3. Jesse: “You dug out of hell with your hands?”

Eugene: “It’s not that far.”

Jesse: “What’s it like?”

Eugene: “Crowded.”

For a kid who’s just climbed out of hell, Eugene seems disturbed and relived, but something is off. He’s sincere in the way he’s speaking to Jesse, but he’s oddly not angry at the man who sent him to such an unholy place. Despite paralyzing Tracy Loach and maiming himself, Eugene is such a bright spot and good spirited kid. Even after we realize that Eugene is a figment of Jesse’s imagination, he still gives the preacher some pretty sound advice.

As badly as we want to be angry with Eugene for what he’s done to Tracy, it’s just hard to hate him. Did he do a terrible thing? Of course, but Preacher has humanized him to the point where we can’t get past the “good people don’t do bad things” argument. Regardless of what penance he’s paying in hell, I really hope Jesse finds a way to bring him back.

quincannon meat men preacher amc el valero

Photo Credit: Lewis Jacobs/Sony Pictures Television/AMC

2. “Not only can the preacher fight, he can shoot too!”

“El Valero” is over the top, hokey, and hilarious. With as much power as Quincannon has, he employs the thickest idiots in all of west Texas. We’re watching a sequence with Quincannon as a man on hill promising his minions, some of whom are dressed in Civil War reenactment costumes, a food court if only they would “drag that preacher out of his church!” It’s absurd, and in any other setting would be unacceptable, but Preacher has tapped into those deep comical roots .

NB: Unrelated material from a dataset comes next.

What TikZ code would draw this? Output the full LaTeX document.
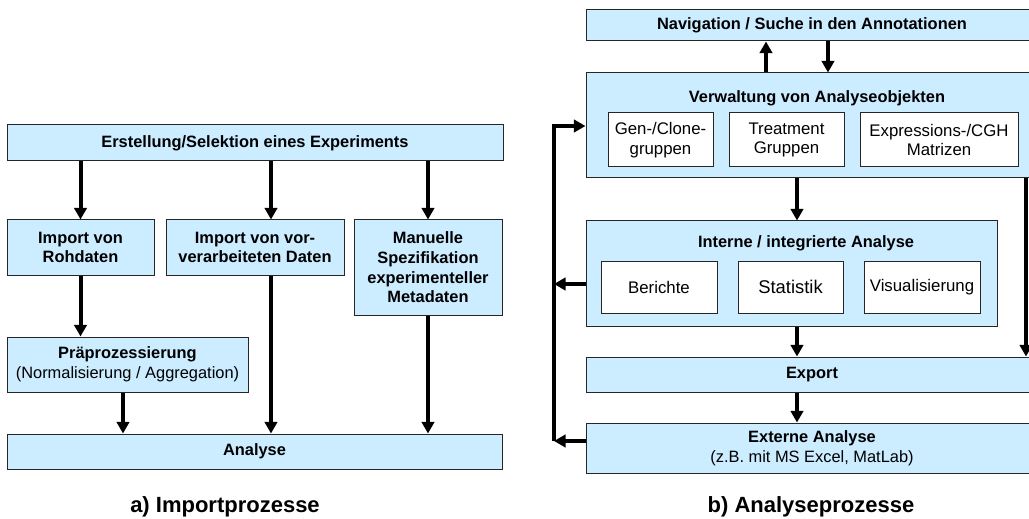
\documentclass[tikz,border=0pt]{standalone}
\usepackage{fontspec}
\setmainfont{Liberation Sans}
\usetikzlibrary{arrows.meta,positioning}
\definecolor{boxblue}{RGB}{204,236,255}

\begin{document}
\begin{tikzpicture}[x=0.5pt,y=-0.5pt,
  box/.style={draw=black!85,line width=0.5pt,fill=boxblue,inner sep=0pt,align=center,
    font=\fontsize{8.2}{9.8}\selectfont\bfseries},
  subbox/.style={draw=black!85,line width=0.5pt,fill=white,inner sep=0pt,align=center,
    font=\fontsize{8.4}{9.8}\selectfont},
  title/.style={anchor=base,inner sep=0pt,font=\fontsize{8.2}{9.8}\selectfont\bfseries},
  caption/.style={inner sep=0pt,font=\fontsize{11}{12}\selectfont\bfseries},
  arr/.style={line width=2pt,-{Triangle[length=5.8pt,width=6.2pt]}}]
\useasboundingbox (0,0) rectangle (1029,519);

% a) Importprozesse
\node[box,minimum width=248pt,minimum height=18pt] (erst) at (255,143) {Erstellung/Selektion eines Experiments};
\node[box,minimum width=73.5pt,minimum height=27.5pt] (roh) at (80.5,247.5) {Import von\\Rohdaten};
\node[box,minimum width=89pt,minimum height=27.5pt] (vor) at (255,247.5) {Import von vor-\\verarbeiteten Daten};
\node[box,minimum width=74pt,minimum height=47.5pt] (man) at (428,267.5) {Manuelle\\Spezifikation\\experimenteller\\Metadaten};
\node[box,minimum width=120.5pt,minimum height=27.5pt] (prae) at (127.5,364.5)
  {Präprozessierung\\{\mdseries(Normalisierung / Aggregation)}};
\node[box,minimum width=247.5pt,minimum height=17.5pt] (ana) at (254.5,451.5) {Analyse};
\node[caption] (capa) at (225,507) {a) Importprozesse};

\coordinate (c1) at (271,0);
\coordinate (c2) at (123,0);

\draw[arr] (erst.south -| roh) -- (roh.north);
\draw[arr] (erst.south -| c1) -- (vor.north -| c1);
\draw[arr] (erst.south -| man) -- (man.north);
\draw[arr] (roh.south) -- (prae.north -| roh);
\draw[arr] (prae.south -| c2) -- (ana.north -| c2);
\draw[arr] (vor.south -| c1) -- (ana.north -| c1);
\draw[arr] (man.south) -- (ana.north -| man);

% b) Analyseprozesse
\node[box,minimum width=226pt,minimum height=15.5pt] (nav) at (812,25.5) {Navigation / Suche in den Annotationen};
\node[box,minimum width=226pt,minimum height=52.5pt] (verw) at (812,125.5) {};
\node[title] at (817,102.5) {Verwaltung von Analyseobjekten};
\node[subbox,minimum width=52.5pt,minimum height=27pt] (gen) at (660.5,140) {Gen-/Clone-\\gruppen};
\node[subbox,minimum width=57.5pt,minimum height=27pt] (treat) at (786.5,140) {Treatment\\Gruppen};
\node[subbox,minimum width=79pt,minimum height=27pt] (expr) at (939,140) {Expressions-/CGH\\Matrizen};

\node[box,minimum width=205.5pt,minimum height=52.5pt] (inte) at (791.5,273.5) {};
\node[title] at (806,247.5) {Interne / integrierte Analyse};
\node[subbox,minimum width=58pt,minimum height=26pt] (ber) at (659,287) {Berichte};
\node[subbox,minimum width=52.5pt,minimum height=26pt,font=\fontsize{9.2}{10}\selectfont] (stat) at (790.5,287) {Statistik};
\node[subbox,minimum width=58pt,minimum height=26pt] (vis) at (922,287) {Visualisierung};

\node[box,minimum width=226pt,minimum height=17.5pt] (exp) at (812,374.5) {Export};
\node[box,minimum width=226pt,minimum height=25pt] (ext) at (812,448)
  {Externe Analyse\\{\mdseries(z.B. mit MS Excel, MatLab)}};
\node[caption] (capb) at (811,507) {b) Analyseprozesse};

\coordinate (c3) at (797,0);
\coordinate (c4) at (766,0);
\coordinate (c5) at (828,0);
\coordinate (c6) at (1026,0);
\coordinate (fb1) at (554,441);
\coordinate (fb2) at (554,284);
\coordinate (fb3) at (554,126);

\draw[arr] (verw.north -| c4) -- (nav.south -| c4);
\draw[arr] (nav.south -| c5) -- (verw.north -| c5);
\draw[arr] (verw.south -| c3) -- (inte.north -| c3);
\draw[arr] (inte.south -| c3) -- (exp.north -| c3);
\draw[arr] (exp.south -| c3) -- (ext.north -| c3);
\draw[arr] (verw.south -| c6) -- (exp.north -| c6);
\draw[arr] (ext.west |- fb1) -- (fb1);
\draw[arr] (inte.west |- fb2) -- (fb2);
\draw[arr] (fb1) -- (fb3) -- (verw.west |- fb3);

\end{tikzpicture}
\end{document}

4-6 men rush into Jesse’s church, and he disarms them while he’s three sheets to the wind and hallucinating about Eugene. The second encoutner has Jesse shooting from the bell tower of the church with an automatic rifle and tossing Molotov cocktails onto construction equipment. This shootout proves that the preacher’s criminal background was good enough that he could shoot off a man’s penis from a distance. No, that’s not a typo. Once the shock wears off, Pearl, one of the Toadvine girls, adds to the scene with great deadpan in contrast to Clive’s wails of pain. “Hang in there, Clive. You’ll be back on your feet in no time. Oh, here’s your penis,” she says as she places it on the bloodied and painful spot where it once was.

Clive’s trek back to base camp with the rest of the Q. M. & P. men is so drawn out that even the music stops playing because the scene is taking too long. Another testament to the tone is Clive’s reaction by simply saying, “Preacher shot my d–k off. Wanna see?” as he ambles around cradling it in his hands. Preacher has done a masterful job of drawing the viewer in to the point where regardless of how asinine the statements or action, we believe it enough to keep coming back week-to-week. According to TV By The Numbers, Preacher pulled in just over 1.5M viewers with  “He’s Gone,” showing that viewership has inched up over the past few episodes.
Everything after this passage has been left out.